Task description: Collect all lines from the listing that include the string "chart".

(Stored dataset items)
________________________

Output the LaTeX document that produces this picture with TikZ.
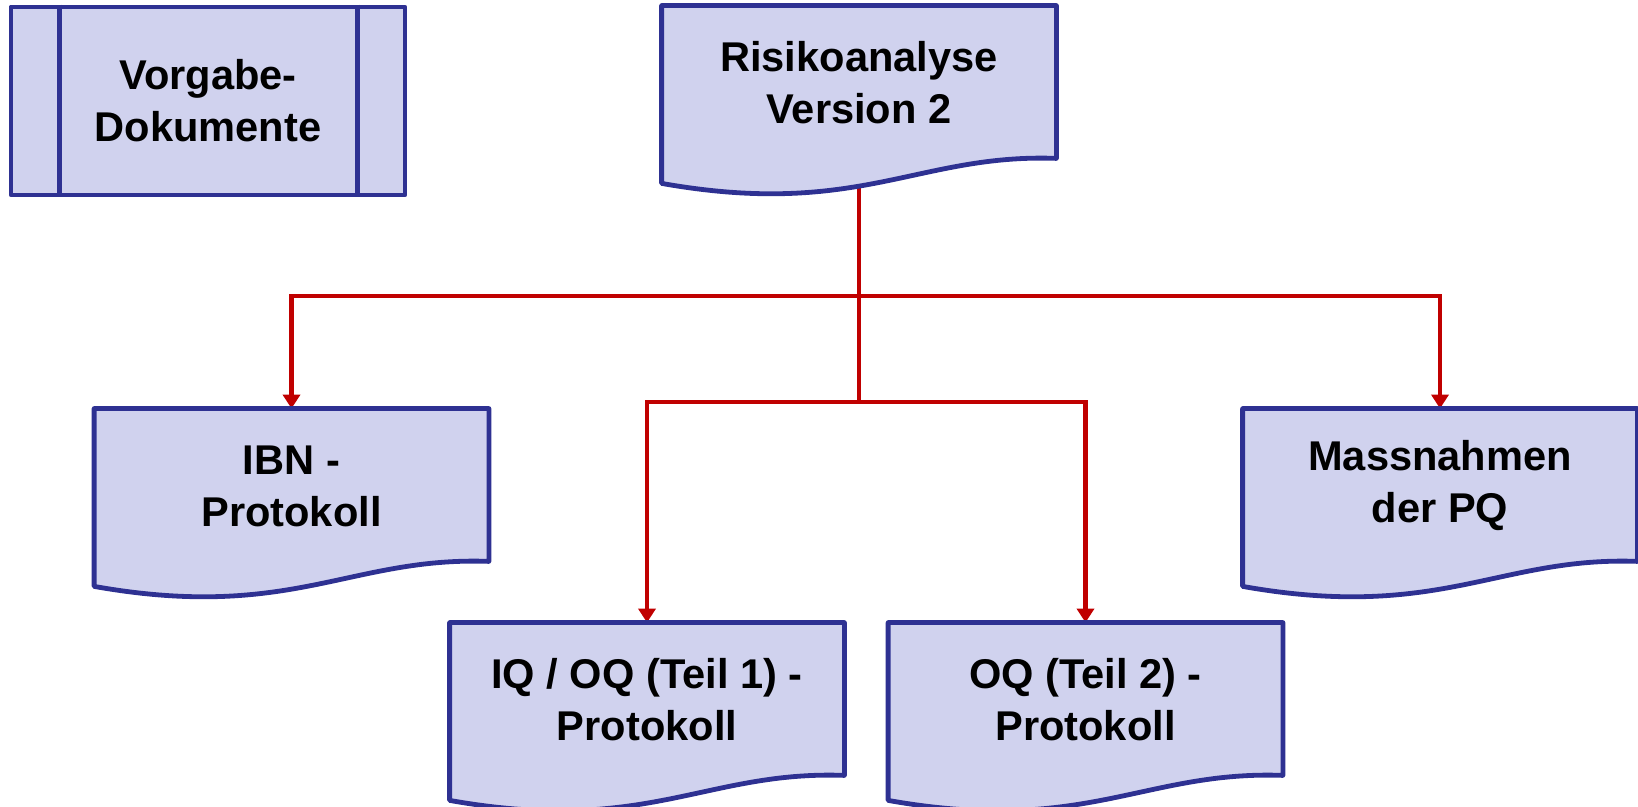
\documentclass[tikz,border=0pt]{standalone}
\usepackage{fontspec}
\setmainfont{Liberation Sans}
\usetikzlibrary{calc}
\usetikzlibrary{arrows.meta}
\usetikzlibrary{backgrounds}

\definecolor{boxfill}{RGB}{208,210,238}
\definecolor{boxline}{RGB}{46,49,146}
\definecolor{linkred}{RGB}{192,0,0}

\tikzset{
 docnode/.style={minimum width=197pt, minimum height=77pt, inner sep=0pt, align=center,
   font=\bfseries\fontsize{20.8}{26}\selectfont},
 docline/.style={draw=boxline, fill=boxfill, line width=2.4pt, line join=round},
 redline/.style={draw=linkred, line width=2.2pt},
 link/.style={redline, -{Triangle[length=7pt,width=8.5pt]}},
}

\begin{document}
\begin{tikzpicture}[x=0.5pt,y=0.5pt]
\useasboundingbox (0,0) rectangle (1638,807);
% Vorgabe box with side bars
\node[docnode, docline, minimum height=94pt] (vorgabe) at (208,706) {Vorgabe-\\Dokumente};
\draw[boxline, line width=2.4pt] ([xshift=25.5pt]vorgabe.north west) -- ([xshift=25.5pt]vorgabe.south west);
\draw[boxline, line width=2.4pt] ([xshift=-25pt]vorgabe.north east) -- ([xshift=-25pt]vorgabe.south east);
% documents
\node[docnode] (risk) at (859,724) {Risikoanalyse\\Version 2};
\node[docnode] (ibn) at (291.5,321) {IBN -\\Protokoll};
\node[docnode] (iq) at (647,107) {IQ / OQ (Teil 1) -\\Protokoll};
\node[docnode] (oq) at (1085.5,107) {OQ (Teil 2) -\\Protokoll};
\node[docnode] (mass) at (1440,321) {Massnahmen\\der PQ};
\coordinate (j1) at (859,511);
\coordinate (j2) at (859,405);
\begin{scope}[on background layer]
% connectors
\draw[link] (risk.south) -- (j1) -| (ibn.north);
\draw[link] (j1) -| (mass.north);
\draw[redline] (j1) -- (j2);
\draw[link] (j2) -| (iq.north);
\draw[link] (j2) -| (oq.north);
% wavy document outlines
\foreach \n in {risk,ibn,iq,oq,mass}
 \path[docline] (\n.north west) -- (\n.north east) -- ($(\n.south east)+(0,2)$)
   .. controls ($(\n.south west)+(256,7)$) and ($(\n.south west)+(197,-58)$) .. ($(\n.south west)+(0,-23)$) -- cycle;
\end{scope}
\end{tikzpicture}
\end{document}
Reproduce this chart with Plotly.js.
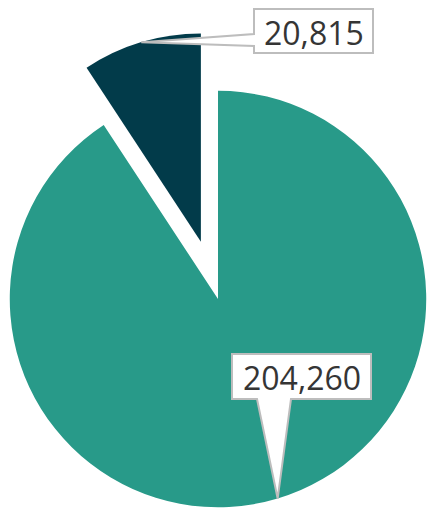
<!DOCTYPE html>
<html><head><meta charset="utf-8">
<script src="https://cdn.plot.ly/plotly-3.0.1.min.js"></script>
<style>
html,body{margin:0;padding:0;overflow:hidden;width:433px;height:512px;background:#fff;}
#chart{position:absolute;left:-60px;top:0px;width:560px;height:600px;}
</style></head><body><div id="chart"></div>
<script>
// ---- data ----
const categories = ["Category A", "Category B"];
const values = [204260, 20815];
const valueLabels = ["204,260", "20,815"];
const sliceColors = ["#289a89", "#023b4a"];
const pulls = [0, 0.287];

// ---- layout constants (pixels of the 433x512 view) ----
const DIV_W = 560, DIV_H = 600, OFF_X = -60, OFF_Y = 0;
const PIE_CX = 218, PIE_CY = 299, PIE_BOX = 536;
// callout boxes [left, top, right, bottom] and wedge base
const boxes = [
  {box: [232, 354, 371, 399], side: "bottom", base: [257, 291]},
  {box: [254, 9, 373, 53], side: "left", base: [34, 46]}
];

const total = values.reduce((a, b) => a + b, 0);
const maxPull = Math.max(...pulls);
const r = PIE_BOX / (2 + 2 * maxPull);
const cx = PIE_CX - OFF_X, cy = PIE_CY - OFF_Y; // in div pixels
const domX = [(cx - PIE_BOX / 2) / DIV_W, (cx + PIE_BOX / 2) / DIV_W];
const domY = [1 - (cy + PIE_BOX / 2) / DIV_H, 1 - (cy - PIE_BOX / 2) / DIV_H];
const px = x => (x - OFF_X) / DIV_W;
const py = y => 1 - (y - OFF_Y) / DIV_H;
const fromDiv = (x, y) => [x / DIV_W, 1 - y / DIV_H];

let cum = 0;
const shapes = [], annotations = [];
values.forEach((v, i) => {
  const frac = v / total;
  const mid = (cum + frac / 2) * 2 * Math.PI;
  cum += frac;
  const d = r * (1 + pulls[i]);
  const tip = fromDiv(cx + d * Math.sin(mid), cy - d * Math.cos(mid));
  const b = boxes[i];
  const [L, T, R, B] = b.box;
  let pts;
  if (b.side === "bottom") {
    pts = [[px(L), py(T)], [px(R), py(T)], [px(R), py(B)], [px(b.base[1]), py(B)], tip,
           [px(b.base[0]), py(B)], [px(L), py(B)]];
  } else {
    pts = [[px(L), py(T)], [px(R), py(T)], [px(R), py(B)], [px(L), py(B)], [px(L), py(b.base[1])], tip,
           [px(L), py(b.base[0])]];
  }
  const path = "M " + pts.map(p => p[0].toFixed(5) + "," + p[1].toFixed(5)).join(" L ") + " Z";
  shapes.push({type: "path", xref: "paper", yref: "paper", path: path, layer: "above",
    fillcolor: "#ffffff", line: {color: "#bdbdbd", width: 2}});
  annotations.push({xref: "paper", yref: "paper", x: px((L + R) / 2), y: py((T + B) / 2 + 1),
    xanchor: "center", yanchor: "middle", showarrow: false, text: valueLabels[i],
    font: {family: "Open Sans", size: 32, color: "#353535"}});
});

const data = [{
  type: "pie", labels: categories, values: values, sort: false, direction: "clockwise",
  rotation: 0, pull: pulls, marker: {colors: sliceColors, line: {width: 0}},
  textinfo: "none", hoverinfo: "label+value", showlegend: false,
  domain: {x: domX, y: domY}
}];
const layout = {
  width: DIV_W, height: DIV_H, autosize: false,
  margin: {l: 0, r: 0, t: 0, b: 0, pad: 0},
  paper_bgcolor: "rgba(0,0,0,0)", plot_bgcolor: "rgba(0,0,0,0)",
  showlegend: false, shapes: shapes, annotations: annotations
};
Plotly.newPlot("chart", data, layout, {displayModeBar: false, staticPlot: true});
</script></body></html>
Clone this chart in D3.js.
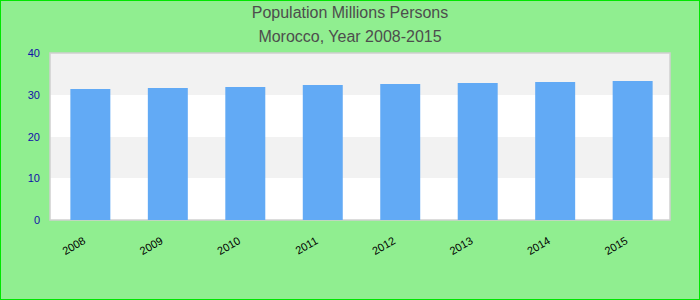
<!DOCTYPE html>
<html>
<head>
<meta charset="utf-8">
<script src="https://cdn.jsdelivr.net/npm/d3@7"></script>
<style>
  html, body { margin: 0; padding: 0; }
  body { width: 700px; height: 300px; overflow: hidden; font-family: "Liberation Sans", Arial, sans-serif; }
</style>
</head>
<body>
<svg id="chart"></svg>
<script>
// data
const years = ["2008", "2009", "2010", "2011", "2012", "2013", "2014", "2015"];
const population = [31.4, 31.6, 31.9, 32.3, 32.6, 32.8, 33.1, 33.3];
const yTicks = [0, 10, 20, 30, 40];
const titleLines = ["Population Millions Persons", "Morocco, Year 2008-2015"];

const svgWidth = 700, svgHeight = 300;
const margin = { top: 53, right: 30, bottom: 80, left: 50 };
const width = svgWidth - margin.left - margin.right;
const height = svgHeight - margin.top - margin.bottom;

const svg = d3.select("#chart")
  .attr("width", svgWidth)
  .attr("height", svgHeight);

// background + border
svg.append("rect")
  .attr("x", 0.5).attr("y", 0.5)
  .attr("width", svgWidth - 1).attr("height", svgHeight - 1)
  .attr("fill", "#90ee90")
  .attr("stroke", "#00e600")
  .attr("stroke-width", 1);

// titles
svg.selectAll(".title")
  .data(titleLines)
  .enter().append("text")
  .attr("class", "title")
  .attr("x", svgWidth / 2)
  .attr("y", (d, i) => 18 + i * 24)
  .attr("text-anchor", "middle")
  .attr("fill", "#4d4d4d")
  .style("font-size", "16px")
  .text(d => d);

const g = svg.append("g")
  .attr("transform", "translate(" + margin.left + "," + margin.top + ")");

const x = d3.scaleBand()
  .domain(years)
  .range([1, width + 2])
  .paddingInner(0.484)
  .paddingOuter(0.25);

const y = d3.scaleLinear()
  .domain([0, 40])
  .rangeRound([height, 0]);

// alternating bands
const bands = d3.pairs(yTicks);
g.selectAll(".band")
  .data(bands)
  .enter().append("rect")
  .attr("class", "band")
  .attr("x", 0)
  .attr("y", d => y(d[1]))
  .attr("width", width)
  .attr("height", d => y(d[0]) - y(d[1]))
  .attr("fill", (d, i) => i % 2 === 0 ? "#ffffff" : "#f2f2f2")
  .attr("shape-rendering", "crispEdges");

// plot frame
g.append("rect")
  .attr("x", 0).attr("y", 0)
  .attr("width", width).attr("height", height)
  .attr("fill", "none")
  .attr("stroke", "#d0d0d0")
  .attr("stroke-width", 1.5);

// bars
g.selectAll(".bar")
  .data(population)
  .enter().append("rect")
  .attr("class", "bar")
  .attr("x", (d, i) => x(years[i]))
  .attr("y", d => y(d))
  .attr("width", x.bandwidth())
  .attr("height", d => height - y(d))
  .attr("fill", "#62aaf5");

// y axis
const yAxis = g.append("g")
  .call(d3.axisLeft(y).tickValues(yTicks).tickSize(0).tickPadding(10));
yAxis.select(".domain").remove();
yAxis.selectAll("text")
  .attr("fill", "#1010a8")
  .style("font-size", "11px")
  .style("font-family", "'Liberation Sans', Arial, sans-serif");

// x axis
const xAxis = g.append("g")
  .attr("transform", "translate(0," + height + ")")
  .call(d3.axisBottom(x).tickSize(0).tickPadding(0));
xAxis.select(".domain").remove();
xAxis.selectAll("text")
  .attr("fill", "#000")
  .style("font-size", "11px")
  .style("font-family", "'Liberation Sans', Arial, sans-serif")
  .attr("text-anchor", "end")
  .attr("dy", 0)
  .attr("y", 0)
  .attr("transform", "translate(-4,23) rotate(-30)");
</script>
</body>
</html>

________________________

Reply:
Reproduce this chart with Plotly.js.
#chart{position:absolute;left:-60px;top:0px;width:560px;height:600px;}
</style></head><body><div id="chart"></div>
Plotly.newPlot("chart", data, layout, {displayModeBar: false, staticPlot: true});
Clone this chart in D3.js.
<svg id="chart"></svg>
const svg = d3.select("#chart")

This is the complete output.